By contrast, Zeke Lau will face yet another elimination round. Unless it runs in quality Bells Bowl, I’d guess, once again, he’s not long for this world of pro surfing. Neither the hapless Maxime Huscenot, Barron Mamiya, Jake Marshall, Kelly Slater or Carlos Munoz. For a variety of reasons, all of these surfers will take up their regular slots in the elimination round, and likely all will be cut after Margaret River.
Leaving of his own accord is Owen Wright, opting for retirement after falling off Tour last year and competing here as the sponsor’s wildcard.
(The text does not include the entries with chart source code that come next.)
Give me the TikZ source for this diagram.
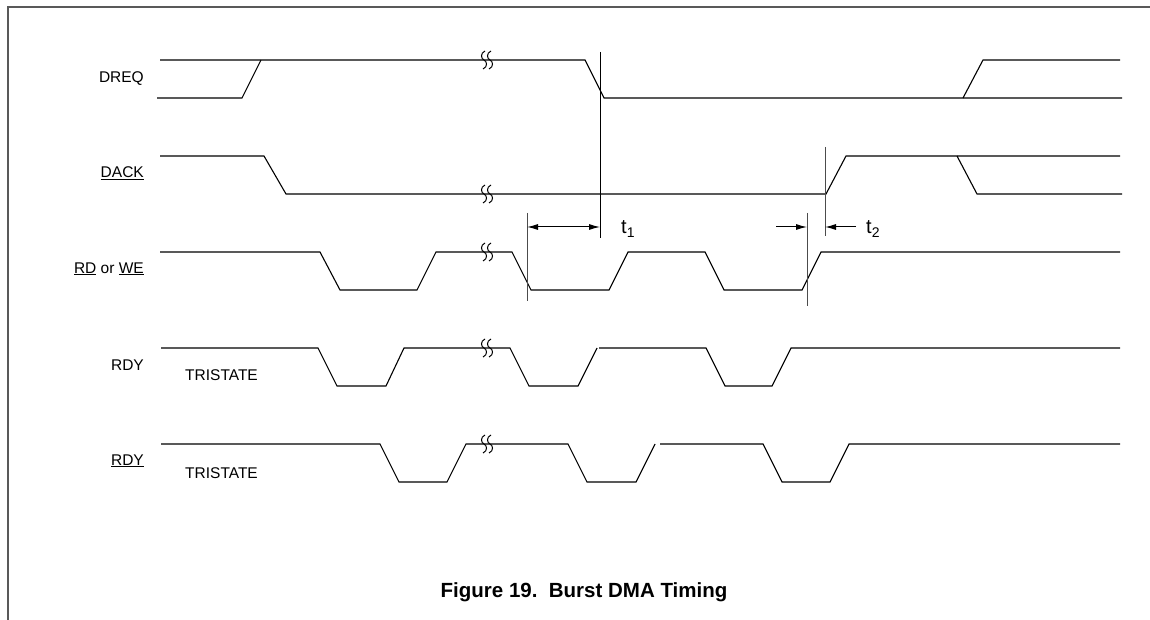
\documentclass[tikz,border=0pt]{standalone}
\usepackage{fontspec}
\setmainfont{Liberation Sans}
\usetikzlibrary{arrows.meta,positioning}
% break mark on a waveform at (x,y)
\newcommand{\wavebreak}[2]{%
  \draw[brk] ({#1+1},{#2-9}) .. controls ({#1-4},{#2-7}) and ({#1-3},{#2-1}) .. (#1,#2) .. controls ({#1+3},{#2+1}) and ({#1+4},{#2+7}) .. ({#1-1},{#2+9});
}

\begin{document}
\begin{tikzpicture}[
  x=1pt, y=-1pt,
  wave/.style={line width=1.1pt, black},
  brk/.style={line width=1pt, black},
  guide/.style={line width=1pt, black!70},
  lbl/.style={anchor=base east, inner sep=0pt, font=\fontsize{15.5}{18}\selectfont},
  tri/.style={anchor=base west, inner sep=0pt, font=\fontsize{15.5}{18}\selectfont},
  tlab/.style={anchor=base west, inner sep=0pt, font=\fontsize{20}{22}\selectfont},
  dim/.style={line width=1pt, -{Latex[length=11pt,width=6pt]}}
]
\useasboundingbox (0,0) rectangle (1150,620);
\draw[line width=1.5pt, black!65] (8,620) -- (8,7) -- (1150,7);

% signal names
\node[lbl] (dreq) at (144,83) {DREQ};
\node[lbl] (dack) at (144,178) {\underline{DACK}};
\node[lbl] (rdwe) at (144,273) {\underline{RD} or \underline{WE}};
\node[lbl] (rdy) at (144,370) {RDY};
\node[lbl] (rdyn) at (144,465) {\underline{RDY}};
\node[tri] (tri1) at (185,380) {TRISTATE};
\node[tri] (tri2) at (185,478) {TRISTATE};

% DREQ
\draw[wave] (160,60) -- (585,60) -- (604,98) -- (1122,98);
\draw[wave] (157,98) -- (242,98) -- (261,60);
\draw[wave] (963,98) -- (983,60) -- (1120,60);
% DACK
\draw[wave] (160,156) -- (264,156) -- (286,194) -- (826,194) -- (846,156) -- (1120,156);
\draw[wave] (957,156) -- (977,194) -- (1122,194);
% RD or WE
\draw[wave] (160,252) -- (320,252) -- (340,290) -- (417,290) -- (436,252) -- (512,252) -- (531,290) -- (609,290) -- (628,252) -- (705,252) -- (724,290) -- (802,290) -- (821,252) -- (1120,252);
% RDY
\draw[wave] (161,348) -- (318,348) -- (337,386) -- (386,386) -- (404,348) -- (510,348) -- (529,386) -- (578,386) -- (597,348);
\draw[wave] (599,348) -- (706,348) -- (725,386) -- (772,386) -- (791,348) -- (1120,348);
% RDY (inverted)
\draw[wave] (161,444) -- (380,444) -- (399,482) -- (447,482) -- (466,444) -- (568,444) -- (587,482) -- (636,482) -- (655,444);
\draw[wave] (660,444) -- (763,444) -- (782,482) -- (830,482) -- (849,444) -- (1120,444);

% breaks
\foreach \y in {60,194,252,348,444} {
  \wavebreak{484}{\y}
  \wavebreak{490}{\y}
}

% timing markers
\coordinate (t1a) at (527,227);
\coordinate (t1b) at (600,227);
\coordinate (t2a) at (807,227);
\coordinate (t2b) at (825,227);
\coordinate (t2l) at (776,227);
\coordinate (t2r) at (856,227);
\draw[guide] (527,213) -- (527,301);
\draw[line width=1pt] (600,52) -- (600,238);
\draw[guide] (807,213) -- (807,306);
\draw[guide] (825,147) -- (825,236);
\draw[dim, {Latex[length=11pt,width=6pt]}-{Latex[length=11pt,width=6pt]}] (t1a) -- (t1b);
\draw[dim] (t2l) -- (t2a);
\draw[dim] (t2r) -- (t2b);
\node[tlab] (t1) at (621,234) {t\textsubscript{1}};
\node[tlab] (t2) at (866,234) {t\textsubscript{2}};

\node[anchor=base, inner sep=0pt, font=\bfseries\fontsize{20.5}{24}\selectfont] (title) at (584,597) {Figure 19.\ \ Burst DMA Timing};
\end{tikzpicture}
\end{document}
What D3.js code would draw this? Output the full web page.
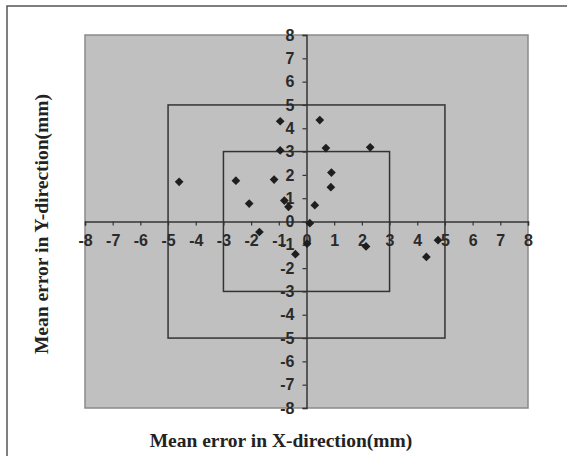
<!DOCTYPE html>
<html>
<head>
<meta charset="utf-8">
<script src="https://cdn.jsdelivr.net/npm/d3@7"></script>
<style>
  body { margin: 0; background: #fff; }
  svg { display: block; }
</style>
</head>
<body>
<div id="container"></div>
<script>
// mean errors (mm)
const errX = [-4.6, -2.55, -2.07, -1.7, -1.17, -0.95, -0.95, -0.8, -0.65, -0.4, 0.02, 0.12, 0.3, 0.48, 0.7, 0.9, 0.88, 2.3, 2.15, 4.33, 4.75];
const errY = [1.7, 1.75, 0.77, -0.45, 1.8, 4.3, 3.05, 0.9, 0.63, -1.4, -0.95, -0.07, 0.7, 4.35, 3.15, 2.1, 1.47, 3.18, -1.07, -1.52, -0.8];
const tickVals = [-8, -7, -6, -5, -4, -3, -2, -1, 0, 1, 2, 3, 4, 5, 6, 7, 8];
const boxLimits = [5, 3];

const width = 567, height = 456;
const plot = { left: 85, right: 528, top: 35, bottom: 408 };

const svg = d3.select("#container")
  .append("svg")
  .attr("width", width)
  .attr("height", height);

// chart frame (only top + left show in the crop)
svg.append("rect")
  .attr("x", 7).attr("y", 6)
  .attr("width", width + 20).attr("height", height + 20)
  .attr("fill", "#fff")
  .attr("stroke", "#555")
  .attr("stroke-width", 1.5);

const x = d3.scaleLinear().domain([-8, 8]).range([plot.left, plot.right]);
const y = d3.scaleLinear().domain([-8, 8]).range([plot.bottom, plot.top]);

// plot area
svg.append("rect")
  .attr("x", plot.left).attr("y", plot.top)
  .attr("width", plot.right - plot.left)
  .attr("height", plot.bottom - plot.top)
  .attr("fill", "#c0c0c0")
  .attr("stroke", "#8a8a8a")
  .attr("stroke-width", 1.5);

// tolerance squares
svg.selectAll("rect.box")
  .data(boxLimits)
  .join("rect")
  .attr("class", "box")
  .attr("x", d => x(-d))
  .attr("y", d => y(d))
  .attr("width", d => x(d) - x(-d))
  .attr("height", d => y(-d) - y(d))
  .attr("fill", "none")
  .attr("stroke", "#333")
  .attr("stroke-width", 1.5);

// axes crossing at zero, plain hyphen for minus like the original
const fmt = d => String(d);
const xAxis = svg.append("g")
  .attr("transform", `translate(0,${y(0)})`)
  .call(d3.axisBottom(x).tickValues(tickVals).tickSize(4).tickPadding(9).tickFormat(fmt));
const yAxis = svg.append("g")
  .attr("transform", `translate(${x(0)},0)`)
  .call(d3.axisLeft(y).tickValues(tickVals).tickSize(4).tickPadding(8).tickFormat(fmt));

[xAxis, yAxis].forEach(g => {
  g.select(".domain").attr("stroke", "#333").attr("stroke-width", 1.5);
  g.selectAll(".tick line").attr("stroke", "#333").attr("stroke-width", 1.2);
  g.selectAll(".tick text")
    .attr("fill", "#2a2a2a")
    .style("font-family", "'Liberation Sans', Arial, sans-serif")
    .style("font-size", "16px")
    .style("font-weight", "bold");
});

// data points (small rotated squares)
svg.selectAll("path.pt")
  .data(errX.map((d, i) => [d, errY[i]]))
  .join("path")
  .attr("class", "pt")
  .attr("transform", d => `translate(${x(d[0])},${y(d[1])}) rotate(45)`)
  .attr("d", d3.symbol(d3.symbolSquare, 38))
  .attr("fill", "#1e1e1e");

// axis titles
svg.append("text")
  .attr("x", 281).attr("y", 447)
  .attr("text-anchor", "middle")
  .style("font-family", "'Liberation Serif', 'Times New Roman', serif")
  .style("font-size", "19.5px")
  .style("font-weight", "bold")
  .attr("fill", "#222")
  .text("Mean error in X-direction(mm)");

svg.append("text")
  .attr("transform", "translate(48,224) rotate(-90)")
  .attr("text-anchor", "middle")
  .style("font-family", "'Liberation Serif', 'Times New Roman', serif")
  .style("font-size", "19.5px")
  .style("font-weight", "bold")
  .attr("fill", "#222")
  .text("Mean error in Y-direction(mm)");
</script>
</body>
</html>
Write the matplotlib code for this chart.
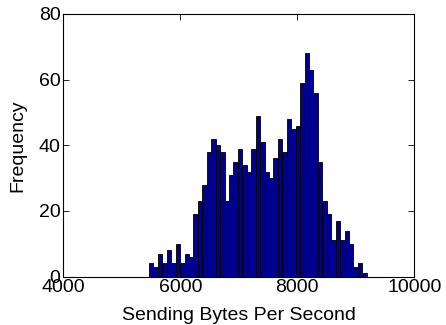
import matplotlib
matplotlib.use("Agg")
import matplotlib.pyplot as plt
import numpy as np

plt.rcParams['font.family'] = ['Liberation Sans', 'DejaVu Sans']

# Histogram data
counts = [4, 3, 7, 4, 8, 4, 10, 4, 7, 6,
          19, 23, 28, 38, 42, 40, 38, 23, 31, 35,
          39, 34, 32, 39, 49, 41, 32, 30, 36, 42,
          38, 48, 45, 46, 59, 68, 63, 56, 35, 23,
          19, 11, 17, 11, 14, 10, 3, 4, 1]
bin_start = 5464
bin_width = 76
x_ticks = [4000, 6000, 8000, 10000]
y_ticks = [0, 20, 40, 60, 80]

edges = bin_start + bin_width * np.arange(len(counts) + 1)

fig = plt.figure(figsize=(4.46, 3.25), dpi=100)
ax = fig.add_axes([0.142, 0.149, 0.787, 0.808])
ax.hist(edges[:-1], bins=edges, weights=counts, color='#00008F',
        edgecolor='black', linewidth=0.6)
ax.set_xlim(4000, 10000)
ax.set_ylim(0, 80)
ax.set_xticks(x_ticks)
ax.set_yticks(y_ticks)
ax.tick_params(direction='in', top=True, right=True, labelsize=14, length=4, width=0.6, pad=2)
for s in ax.spines.values():
    s.set_linewidth(0.8)
ax.set_xlabel('Sending Bytes Per Second', fontsize=14, labelpad=8)
ax.set_ylabel('Frequency', fontsize=14, labelpad=9)
fig.savefig('out.png', dpi=100)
Wright’s career doesn’t feel like it panned out the way most of us might have imagined, given how memorable some of his performances were, but he made headway towards a fitting retirement party today by winning his opening heat over Ian Gentil and Filipe Toledo.
I can see Wright at the business end of this competition, carried by a tide of well-wishing and vigorous backhand turns that seem to spray carefree recklessness into the air. I’d love to see it, especially if we go to the Bowl.
Alongside Wright, an assorted collection of has-beens, never-quite-weres and never-will-bes advanced.
Michael Rodrigues and Jordy Smith sent Callum Robson to the elimination round, despite Robson leading for most of the heat. For my money, the wave that turned it for Smith was horrendously overscored.
Future journeymen Ryan Callinan and Jackson Baker made their way to the Round of 32. The former did it with some snappy backhand surfing, the latter like a raging flamingo.
I’m sure that seems like a slight, calling them future journeymen, and I suppose it is. I happen to enjoy the surfing of both men immensely, but as always with this game, and especially in the current format, there are two tiers, and neither are in the tier marked Potential World Champion.
Once, though it’s hard to believe now, Kolohe Andino was in this tier. He topped the list of renaissance men today by winning his heat against stiff opposition in O’Leary and Ferreira.
How long since Kolohe won a heat? In his post heat interview Andino indicated his desire to requalify through the CS, should he fall off Tour. “It feels like I’ve been on Tour forever”, he said. “But I’m not even thirty yet.” Staggering but true.
Two men on the cusp of the top tier are Yago Dora and Sammy Pupo, who surfed superbly, given the ordinary conditions. Both men are dynamic, solid on their feet, and retain the potential to thrill. But of course, they’re from the finest surfing nation on earth.
Robinson, Medina and Florence all looked good today, as they should. And Kanoa finally surfed the heat he’s been looking for.
Post heat interviews with our current top five surfers, all of whom advanced, were adorned with the worst WSL graphic in some time, informing us they’d Made The Cut.
I know some people still don’t want to hear it, but The Cut works. These opening round heats seem meaningful, and that has both improved the entertainment value of pro surfing, and gone some way to improving the major issues of comps and heats being slow or inconsequential.
What a point of difference, too, between the commentary teams today. It was particularly apparent since I was driving and more reliant on audio than usual. Bugs might be a lovable vet, but he offers little in the way of insight. Turpel’s major problem, as is well documented, is that his tone never changes. I’m sure in his head he’s the smoothest cat in the booth, skipping from segue to segue without pausing for breath. But the problem is it just becomes noise. Half-stories and poorly executed anecdotes, all in the same, flat tone.
Heartbreak, humour, joy, pity…it’s all the same to Joe.
Thankfully, Ronnie and Richie were refreshingly competent.
The ferry has docked, the disgusting ginger man has gone, and the sun shines. I’ll be camped out in my van, hoping for a few lay days, but dedicated to the cause all the same.